SHORT PROBLEM:
Output all of the data below exactly as given.

SOURCE MATERIAL:
────────

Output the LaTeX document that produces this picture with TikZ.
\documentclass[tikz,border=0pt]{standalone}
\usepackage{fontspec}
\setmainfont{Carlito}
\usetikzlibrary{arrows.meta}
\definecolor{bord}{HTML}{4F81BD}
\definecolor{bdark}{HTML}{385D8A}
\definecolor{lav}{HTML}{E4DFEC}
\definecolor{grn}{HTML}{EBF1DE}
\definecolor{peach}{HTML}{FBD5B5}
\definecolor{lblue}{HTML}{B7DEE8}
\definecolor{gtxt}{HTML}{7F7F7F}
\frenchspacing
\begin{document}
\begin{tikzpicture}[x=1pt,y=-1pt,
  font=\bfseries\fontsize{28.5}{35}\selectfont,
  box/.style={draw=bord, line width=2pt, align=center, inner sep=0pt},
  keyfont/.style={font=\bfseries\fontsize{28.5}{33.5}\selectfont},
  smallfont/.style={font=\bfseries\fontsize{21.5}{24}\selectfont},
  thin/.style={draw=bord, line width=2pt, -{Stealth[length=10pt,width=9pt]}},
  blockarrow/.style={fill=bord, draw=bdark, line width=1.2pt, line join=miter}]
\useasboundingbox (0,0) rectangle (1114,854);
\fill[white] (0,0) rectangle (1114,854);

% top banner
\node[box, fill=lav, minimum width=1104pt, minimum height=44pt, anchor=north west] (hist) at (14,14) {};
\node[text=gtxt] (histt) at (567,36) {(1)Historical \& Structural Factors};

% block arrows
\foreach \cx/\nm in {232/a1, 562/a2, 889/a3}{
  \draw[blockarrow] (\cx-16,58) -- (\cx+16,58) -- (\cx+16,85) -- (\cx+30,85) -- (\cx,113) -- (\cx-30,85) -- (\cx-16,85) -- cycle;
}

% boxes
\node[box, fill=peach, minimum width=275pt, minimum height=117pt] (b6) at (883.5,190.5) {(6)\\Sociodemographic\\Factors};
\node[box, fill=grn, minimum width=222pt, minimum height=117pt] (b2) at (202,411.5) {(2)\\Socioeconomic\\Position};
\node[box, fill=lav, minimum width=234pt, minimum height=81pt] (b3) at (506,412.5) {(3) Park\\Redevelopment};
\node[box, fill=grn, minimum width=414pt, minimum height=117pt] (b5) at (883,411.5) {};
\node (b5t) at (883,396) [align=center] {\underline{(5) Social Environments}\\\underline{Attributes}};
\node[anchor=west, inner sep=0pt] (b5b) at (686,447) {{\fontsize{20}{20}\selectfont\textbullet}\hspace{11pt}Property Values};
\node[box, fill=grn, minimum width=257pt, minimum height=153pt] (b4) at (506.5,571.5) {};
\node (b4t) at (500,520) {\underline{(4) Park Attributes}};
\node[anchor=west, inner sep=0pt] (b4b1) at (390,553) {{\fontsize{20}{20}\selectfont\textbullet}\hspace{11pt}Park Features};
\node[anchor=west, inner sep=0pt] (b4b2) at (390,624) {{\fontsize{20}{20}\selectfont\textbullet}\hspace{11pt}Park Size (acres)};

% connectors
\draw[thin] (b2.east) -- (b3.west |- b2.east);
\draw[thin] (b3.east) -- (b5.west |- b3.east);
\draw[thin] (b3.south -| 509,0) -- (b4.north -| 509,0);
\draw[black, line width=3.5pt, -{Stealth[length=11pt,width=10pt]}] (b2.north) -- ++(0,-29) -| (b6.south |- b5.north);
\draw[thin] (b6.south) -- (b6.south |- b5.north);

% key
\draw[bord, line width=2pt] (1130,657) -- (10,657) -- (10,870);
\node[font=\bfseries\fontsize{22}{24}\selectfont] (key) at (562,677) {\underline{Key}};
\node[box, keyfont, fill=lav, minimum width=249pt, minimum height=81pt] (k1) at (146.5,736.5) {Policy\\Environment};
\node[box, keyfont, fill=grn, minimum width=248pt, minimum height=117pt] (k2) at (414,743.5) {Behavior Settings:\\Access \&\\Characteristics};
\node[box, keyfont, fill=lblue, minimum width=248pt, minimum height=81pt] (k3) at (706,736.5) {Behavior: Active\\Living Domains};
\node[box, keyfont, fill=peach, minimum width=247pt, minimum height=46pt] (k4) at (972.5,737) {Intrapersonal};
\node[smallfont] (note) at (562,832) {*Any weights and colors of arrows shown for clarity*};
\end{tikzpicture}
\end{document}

────────

OUTPUT:
Output the LaTeX document that produces this picture with TikZ.
\documentclass[tikz,border=0pt]{standalone}
\usepackage{fontspec}
\setmainfont{Carlito}
\usetikzlibrary{arrows.meta}
\definecolor{bord}{HTML}{4F81BD}
\definecolor{bdark}{HTML}{385D8A}
\definecolor{lav}{HTML}{E4DFEC}
\definecolor{grn}{HTML}{EBF1DE}
\definecolor{peach}{HTML}{FBD5B5}
\definecolor{lblue}{HTML}{B7DEE8}
\definecolor{gtxt}{HTML}{7F7F7F}
\frenchspacing
\begin{document}
\begin{tikzpicture}[x=1pt,y=-1pt,
  font=\bfseries\fontsize{28.5}{35}\selectfont,
  box/.style={draw=bord, line width=2pt, align=center, inner sep=0pt},
  keyfont/.style={font=\bfseries\fontsize{28.5}{33.5}\selectfont},
  smallfont/.style={font=\bfseries\fontsize{21.5}{24}\selectfont},
  thin/.style={draw=bord, line width=2pt, -{Stealth[length=10pt,width=9pt]}},
  blockarrow/.style={fill=bord, draw=bdark, line width=1.2pt, line join=miter}]
\useasboundingbox (0,0) rectangle (1114,854);
\fill[white] (0,0) rectangle (1114,854);

% top banner
\node[box, fill=lav, minimum width=1104pt, minimum height=44pt, anchor=north west] (hist) at (14,14) {};
\node[text=gtxt] (histt) at (567,36) {(1)Historical \& Structural Factors};

% block arrows
\foreach \cx/\nm in {232/a1, 562/a2, 889/a3}{
  \draw[blockarrow] (\cx-16,58) -- (\cx+16,58) -- (\cx+16,85) -- (\cx+30,85) -- (\cx,113) -- (\cx-30,85) -- (\cx-16,85) -- cycle;
}

% boxes
\node[box, fill=peach, minimum width=275pt, minimum height=117pt] (b6) at (883.5,190.5) {(6)\\Sociodemographic\\Factors};
\node[box, fill=grn, minimum width=222pt, minimum height=117pt] (b2) at (202,411.5) {(2)\\Socioeconomic\\Position};
\node[box, fill=lav, minimum width=234pt, minimum height=81pt] (b3) at (506,412.5) {(3) Park\\Redevelopment};
\node[box, fill=grn, minimum width=414pt, minimum height=117pt] (b5) at (883,411.5) {};
\node (b5t) at (883,396) [align=center] {\underline{(5) Social Environments}\\\underline{Attributes}};
\node[anchor=west, inner sep=0pt] (b5b) at (686,447) {{\fontsize{20}{20}\selectfont\textbullet}\hspace{11pt}Property Values};
\node[box, fill=grn, minimum width=257pt, minimum height=153pt] (b4) at (506.5,571.5) {};
\node (b4t) at (500,520) {\underline{(4) Park Attributes}};
\node[anchor=west, inner sep=0pt] (b4b1) at (390,553) {{\fontsize{20}{20}\selectfont\textbullet}\hspace{11pt}Park Features};
\node[anchor=west, inner sep=0pt] (b4b2) at (390,624) {{\fontsize{20}{20}\selectfont\textbullet}\hspace{11pt}Park Size (acres)};

% connectors
\draw[thin] (b2.east) -- (b3.west |- b2.east);
\draw[thin] (b3.east) -- (b5.west |- b3.east);
\draw[thin] (b3.south -| 509,0) -- (b4.north -| 509,0);
\draw[black, line width=3.5pt, -{Stealth[length=11pt,width=10pt]}] (b2.north) -- ++(0,-29) -| (b6.south |- b5.north);
\draw[thin] (b6.south) -- (b6.south |- b5.north);

% key
\draw[bord, line width=2pt] (1130,657) -- (10,657) -- (10,870);
\node[font=\bfseries\fontsize{22}{24}\selectfont] (key) at (562,677) {\underline{Key}};
\node[box, keyfont, fill=lav, minimum width=249pt, minimum height=81pt] (k1) at (146.5,736.5) {Policy\\Environment};
\node[box, keyfont, fill=grn, minimum width=248pt, minimum height=117pt] (k2) at (414,743.5) {Behavior Settings:\\Access \&\\Characteristics};
\node[box, keyfont, fill=lblue, minimum width=248pt, minimum height=81pt] (k3) at (706,736.5) {Behavior: Active\\Living Domains};
\node[box, keyfont, fill=peach, minimum width=247pt, minimum height=46pt] (k4) at (972.5,737) {Intrapersonal};
\node[smallfont] (note) at (562,832) {*Any weights and colors of arrows shown for clarity*};
\end{tikzpicture}
\end{document}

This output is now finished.